McCarthyism and Anti-Naderism: There Are Alternatives to TINA
August 5, 2015 4 Comments
There actually are people who want to have all the power and wealth in their own hands, and so it is in their interest to make the rest of us believe we have no power, no choice. Margaret Thatcher, British Prime Minister in the 1980s, had the perfect phrase for it, “TINA — There Is No Alternative.” That is what they would love us to believe.
In fact, we have a lot more power than we think, and if we used the power we have — individually and collectively — we would be better off than we are now, and so would our kids and neighbors, communities and world.
Two huge alternative-smashing movements have pushed us along the path toward believing TINA. Each one intimidated millions of people into backing away from alternatives, and supporting the powers-that-be, but millions of people have started to recognize that, yes, Margaret, there are alternatives.
One of the movements was McCarthyism in the 1950s. McCarthyism made great headway toward killing off powerful organized groups — socialists, communists, and unions — that pressured FDR (President Franklin Roosevelt) to implement the far-reaching programs of the New Deal. As a result of McCarthyism, people backed away from identifying with those groups and started to believe that there is no alternative to the capitalist system they saw around them. They backed away to preserve doing the things they loved to do whether it was writing, making films, earning a living, doing civic work, helping their fellow beings on the earth.
Another huge alternative-smashing movement has been happening more recently, during the lifetimes of anyone over 20. That movement can be called Anti-Naderism, the idea that voters should not vote for candidates that “can’t win” or else they will help the candidate they don’t like. After the 2000 presidential election, the Democratic Party leadership rationalized that Green Party candidate Ralph Nader caused Bush to take the presidency rather than Gore (note that I did not say “win” the presidency).
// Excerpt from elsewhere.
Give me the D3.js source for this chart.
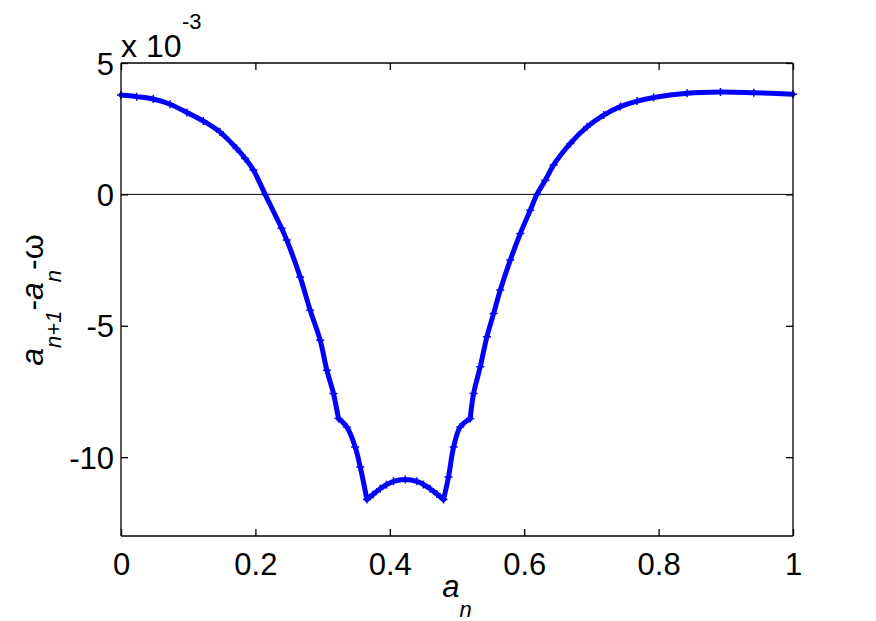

This movement pushed the idea that there is no alternative to the two huge (Titanic) political parties. These parties are corporate-funded, and therefore easily controlled by corporations and the 1% that own them.
As a result of Anti-Naderism, people feel they have no choice but to align with the Democratic Party, if that’s the rhetoric they like, or the Republican Party, if that’s the rhetoric they like. Meanwhile, those who want all the power and wealth in their own hands can easily make sure the Titanic Parties are on their side, not ours. There is evidence that instead of backing away from alternatives, people are moving forward.
We can break from the constraints of McCarthyism and Anti-Naderism. We have power to step out, learn the truth, tell the truth, not go along with the program that helps the 1%. We can gather together in cooperatives, communities, unions, and independent political parties. We have the power to vote for candidates, like Nader in 2000 and candidates in Richmond, California in 2014, who do not take corporate or developer money, and whose values and positions we want.